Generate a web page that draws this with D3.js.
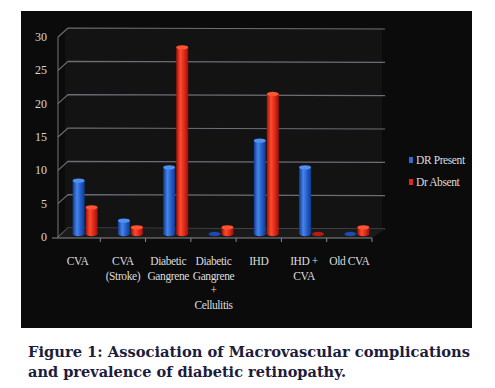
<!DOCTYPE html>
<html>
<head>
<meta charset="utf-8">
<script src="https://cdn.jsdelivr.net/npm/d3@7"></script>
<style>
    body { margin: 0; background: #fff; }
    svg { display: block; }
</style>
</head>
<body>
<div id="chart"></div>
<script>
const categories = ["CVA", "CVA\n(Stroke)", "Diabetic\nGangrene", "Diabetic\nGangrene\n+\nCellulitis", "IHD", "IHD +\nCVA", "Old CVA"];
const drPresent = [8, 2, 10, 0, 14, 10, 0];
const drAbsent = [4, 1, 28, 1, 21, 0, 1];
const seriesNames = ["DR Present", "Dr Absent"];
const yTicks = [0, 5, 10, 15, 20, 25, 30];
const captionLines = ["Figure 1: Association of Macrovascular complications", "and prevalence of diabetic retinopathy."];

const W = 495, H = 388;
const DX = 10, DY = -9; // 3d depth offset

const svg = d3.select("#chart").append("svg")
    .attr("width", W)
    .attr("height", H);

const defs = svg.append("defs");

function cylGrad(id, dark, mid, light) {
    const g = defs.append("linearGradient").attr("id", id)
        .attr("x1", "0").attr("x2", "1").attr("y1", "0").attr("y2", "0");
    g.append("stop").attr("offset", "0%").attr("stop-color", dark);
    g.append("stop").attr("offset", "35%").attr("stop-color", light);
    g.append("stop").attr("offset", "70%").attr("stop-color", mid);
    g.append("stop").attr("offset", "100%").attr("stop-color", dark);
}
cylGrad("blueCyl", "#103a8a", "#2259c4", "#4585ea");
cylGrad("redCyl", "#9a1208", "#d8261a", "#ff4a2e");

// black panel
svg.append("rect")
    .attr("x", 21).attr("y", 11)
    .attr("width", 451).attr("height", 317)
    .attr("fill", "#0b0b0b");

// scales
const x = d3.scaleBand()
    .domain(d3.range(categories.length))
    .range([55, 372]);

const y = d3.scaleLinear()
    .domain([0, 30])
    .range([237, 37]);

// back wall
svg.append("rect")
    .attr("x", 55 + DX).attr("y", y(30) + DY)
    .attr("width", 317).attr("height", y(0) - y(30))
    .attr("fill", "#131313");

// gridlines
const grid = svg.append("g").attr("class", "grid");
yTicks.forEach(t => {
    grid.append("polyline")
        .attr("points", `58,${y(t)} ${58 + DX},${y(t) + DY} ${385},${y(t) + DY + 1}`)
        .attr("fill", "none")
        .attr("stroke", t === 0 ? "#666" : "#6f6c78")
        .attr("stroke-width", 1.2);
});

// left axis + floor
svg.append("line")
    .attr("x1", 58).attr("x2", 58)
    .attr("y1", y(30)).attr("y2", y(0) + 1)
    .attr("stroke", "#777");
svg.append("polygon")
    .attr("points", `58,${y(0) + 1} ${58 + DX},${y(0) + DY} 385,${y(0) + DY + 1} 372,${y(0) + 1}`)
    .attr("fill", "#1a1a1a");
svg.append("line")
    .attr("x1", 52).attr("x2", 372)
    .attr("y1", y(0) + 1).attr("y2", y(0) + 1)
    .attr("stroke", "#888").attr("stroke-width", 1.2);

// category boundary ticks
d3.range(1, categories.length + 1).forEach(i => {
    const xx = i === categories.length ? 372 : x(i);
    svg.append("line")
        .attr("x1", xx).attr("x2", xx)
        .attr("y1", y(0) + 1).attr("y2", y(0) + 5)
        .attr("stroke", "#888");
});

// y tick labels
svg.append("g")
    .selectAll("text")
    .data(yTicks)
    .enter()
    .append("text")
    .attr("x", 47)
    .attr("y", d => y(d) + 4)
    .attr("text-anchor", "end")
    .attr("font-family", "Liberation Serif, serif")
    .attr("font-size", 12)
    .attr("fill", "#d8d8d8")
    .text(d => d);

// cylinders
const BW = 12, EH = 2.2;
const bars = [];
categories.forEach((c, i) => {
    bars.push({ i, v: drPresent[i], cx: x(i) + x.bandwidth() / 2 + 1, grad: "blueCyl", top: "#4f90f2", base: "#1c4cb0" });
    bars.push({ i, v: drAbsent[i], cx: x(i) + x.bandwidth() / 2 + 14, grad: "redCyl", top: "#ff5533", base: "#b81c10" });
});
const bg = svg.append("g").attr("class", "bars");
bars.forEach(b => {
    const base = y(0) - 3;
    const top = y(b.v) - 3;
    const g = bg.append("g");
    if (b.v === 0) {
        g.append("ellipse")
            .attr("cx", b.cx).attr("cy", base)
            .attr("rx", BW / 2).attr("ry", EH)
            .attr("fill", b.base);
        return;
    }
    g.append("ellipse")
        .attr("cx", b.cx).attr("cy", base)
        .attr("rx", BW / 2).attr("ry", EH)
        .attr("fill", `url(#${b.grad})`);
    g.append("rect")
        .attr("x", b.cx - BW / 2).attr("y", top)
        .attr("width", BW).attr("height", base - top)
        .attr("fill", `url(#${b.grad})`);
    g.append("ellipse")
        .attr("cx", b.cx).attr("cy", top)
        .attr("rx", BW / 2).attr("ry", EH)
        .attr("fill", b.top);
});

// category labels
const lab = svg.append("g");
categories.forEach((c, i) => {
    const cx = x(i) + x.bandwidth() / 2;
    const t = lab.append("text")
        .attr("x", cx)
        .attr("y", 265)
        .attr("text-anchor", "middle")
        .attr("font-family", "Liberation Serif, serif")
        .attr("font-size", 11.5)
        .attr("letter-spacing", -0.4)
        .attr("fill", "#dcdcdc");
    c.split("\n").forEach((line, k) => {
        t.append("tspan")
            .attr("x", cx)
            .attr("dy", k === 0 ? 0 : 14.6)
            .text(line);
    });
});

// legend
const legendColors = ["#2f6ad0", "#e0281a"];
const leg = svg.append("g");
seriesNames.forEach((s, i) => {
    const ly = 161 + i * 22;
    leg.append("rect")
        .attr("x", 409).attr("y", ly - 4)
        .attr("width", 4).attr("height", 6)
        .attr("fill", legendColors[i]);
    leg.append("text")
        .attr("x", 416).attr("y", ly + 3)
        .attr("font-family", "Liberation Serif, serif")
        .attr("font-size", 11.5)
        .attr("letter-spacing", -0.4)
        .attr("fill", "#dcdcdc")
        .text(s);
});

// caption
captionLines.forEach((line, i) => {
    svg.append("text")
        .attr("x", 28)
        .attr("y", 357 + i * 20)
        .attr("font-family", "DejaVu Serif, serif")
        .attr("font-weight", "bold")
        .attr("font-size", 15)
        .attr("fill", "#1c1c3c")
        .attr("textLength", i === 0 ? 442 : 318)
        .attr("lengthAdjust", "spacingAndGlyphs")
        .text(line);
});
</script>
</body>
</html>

════════════════════

> GIVEN EXERCISE: Transcribe the material exactly, and leave out whatever pictures it holds.

> TASK OUTPUT:
Generate a web page that draws this with D3.js.
<!DOCTYPE html>
<html>
<head>
<meta charset="utf-8">
<script src="https://cdn.jsdelivr.net/npm/d3@7"></script>
<style>
    body { margin: 0; background: #fff; }
    svg { display: block; }
</style>
</head>
<body>
<div id="chart"></div>
<script>
const categories = ["CVA", "CVA\n(Stroke)", "Diabetic\nGangrene", "Diabetic\nGangrene\n+\nCellulitis", "IHD", "IHD +\nCVA", "Old CVA"];
const drPresent = [8, 2, 10, 0, 14, 10, 0];
const drAbsent = [4, 1, 28, 1, 21, 0, 1];
const seriesNames = ["DR Present", "Dr Absent"];
const yTicks = [0, 5, 10, 15, 20, 25, 30];
const captionLines = ["Figure 1: Association of Macrovascular complications", "and prevalence of diabetic retinopathy."];

const W = 495, H = 388;
const DX = 10, DY = -9; // 3d depth offset

const svg = d3.select("#chart").append("svg")
    .attr("width", W)
    .attr("height", H);

const defs = svg.append("defs");

function cylGrad(id, dark, mid, light) {
    const g = defs.append("linearGradient").attr("id", id)
        .attr("x1", "0").attr("x2", "1").attr("y1", "0").attr("y2", "0");
    g.append("stop").attr("offset", "0%").attr("stop-color", dark);
    g.append("stop").attr("offset", "35%").attr("stop-color", light);
    g.append("stop").attr("offset", "70%").attr("stop-color", mid);
    g.append("stop").attr("offset", "100%").attr("stop-color", dark);
}
cylGrad("blueCyl", "#103a8a", "#2259c4", "#4585ea");
cylGrad("redCyl", "#9a1208", "#d8261a", "#ff4a2e");

// black panel
svg.append("rect")
    .attr("x", 21).attr("y", 11)
    .attr("width", 451).attr("height", 317)
    .attr("fill", "#0b0b0b");

// scales
const x = d3.scaleBand()
    .domain(d3.range(categories.length))
    .range([55, 372]);

const y = d3.scaleLinear()
    .domain([0, 30])
    .range([237, 37]);

// back wall
svg.append("rect")
    .attr("x", 55 + DX).attr("y", y(30) + DY)
    .attr("width", 317).attr("height", y(0) - y(30))
    .attr("fill", "#131313");

// gridlines
const grid = svg.append("g").attr("class", "grid");
yTicks.forEach(t => {
    grid.append("polyline")
        .attr("points", `58,${y(t)} ${58 + DX},${y(t) + DY} ${385},${y(t) + DY + 1}`)
        .attr("fill", "none")
        .attr("stroke", t === 0 ? "#666" : "#6f6c78")
        .attr("stroke-width", 1.2);
});

// left axis + floor
svg.append("line")
    .attr("x1", 58).attr("x2", 58)
    .attr("y1", y(30)).attr("y2", y(0) + 1)
    .attr("stroke", "#777");
svg.append("polygon")
    .attr("points", `58,${y(0) + 1} ${58 + DX},${y(0) + DY} 385,${y(0) + DY + 1} 372,${y(0) + 1}`)
    .attr("fill", "#1a1a1a");
svg.append("line")
    .attr("x1", 52).attr("x2", 372)
    .attr("y1", y(0) + 1).attr("y2", y(0) + 1)
    .attr("stroke", "#888").attr("stroke-width", 1.2);

// category boundary ticks
d3.range(1, categories.length + 1).forEach(i => {
    const xx = i === categories.length ? 372 : x(i);
    svg.append("line")
        .attr("x1", xx).attr("x2", xx)
        .attr("y1", y(0) + 1).attr("y2", y(0) + 5)
        .attr("stroke", "#888");
});

// y tick labels
svg.append("g")
    .selectAll("text")
    .data(yTicks)
    .enter()
    .append("text")
    .attr("x", 47)
    .attr("y", d => y(d) + 4)
    .attr("text-anchor", "end")
    .attr("font-family", "Liberation Serif, serif")
    .attr("font-size", 12)
    .attr("fill", "#d8d8d8")
    .text(d => d);

// cylinders
const BW = 12, EH = 2.2;
const bars = [];
categories.forEach((c, i) => {
    bars.push({ i, v: drPresent[i], cx: x(i) + x.bandwidth() / 2 + 1, grad: "blueCyl", top: "#4f90f2", base: "#1c4cb0" });
    bars.push({ i, v: drAbsent[i], cx: x(i) + x.bandwidth() / 2 + 14, grad: "redCyl", top: "#ff5533", base: "#b81c10" });
});
const bg = svg.append("g").attr("class", "bars");
bars.forEach(b => {
    const base = y(0) - 3;
    const top = y(b.v) - 3;
    const g = bg.append("g");
    if (b.v === 0) {
        g.append("ellipse")
            .attr("cx", b.cx).attr("cy", base)
            .attr("rx", BW / 2).attr("ry", EH)
            .attr("fill", b.base);
        return;
    }
    g.append("ellipse")
        .attr("cx", b.cx).attr("cy", base)
        .attr("rx", BW / 2).attr("ry", EH)
        .attr("fill", `url(#${b.grad})`);
    g.append("rect")
        .attr("x", b.cx - BW / 2).attr("y", top)
        .attr("width", BW).attr("height", base - top)
        .attr("fill", `url(#${b.grad})`);
    g.append("ellipse")
        .attr("cx", b.cx).attr("cy", top)
        .attr("rx", BW / 2).attr("ry", EH)
        .attr("fill", b.top);
});

// category labels
const lab = svg.append("g");
categories.forEach((c, i) => {
    const cx = x(i) + x.bandwidth() / 2;
    const t = lab.append("text")
        .attr("x", cx)
        .attr("y", 265)
        .attr("text-anchor", "middle")
        .attr("font-family", "Liberation Serif, serif")
        .attr("font-size", 11.5)
        .attr("letter-spacing", -0.4)
        .attr("fill", "#dcdcdc");
    c.split("\n").forEach((line, k) => {
        t.append("tspan")
            .attr("x", cx)
            .attr("dy", k === 0 ? 0 : 14.6)
            .text(line);
    });
});

// legend
const legendColors = ["#2f6ad0", "#e0281a"];
const leg = svg.append("g");
seriesNames.forEach((s, i) => {
    const ly = 161 + i * 22;
    leg.append("rect")
        .attr("x", 409).attr("y", ly - 4)
        .attr("width", 4).attr("height", 6)
        .attr("fill", legendColors[i]);
    leg.append("text")
        .attr("x", 416).attr("y", ly + 3)
        .attr("font-family", "Liberation Serif, serif")
        .attr("font-size", 11.5)
        .attr("letter-spacing", -0.4)
        .attr("fill", "#dcdcdc")
        .text(s);
});

// caption
captionLines.forEach((line, i) => {
    svg.append("text")
        .attr("x", 28)
        .attr("y", 357 + i * 20)
        .attr("font-family", "DejaVu Serif, serif")
        .attr("font-weight", "bold")
        .attr("font-size", 15)
        .attr("fill", "#1c1c3c")
        .attr("textLength", i === 0 ? 442 : 318)
        .attr("lengthAdjust", "spacingAndGlyphs")
        .text(line);
});
</script>
</body>
</html>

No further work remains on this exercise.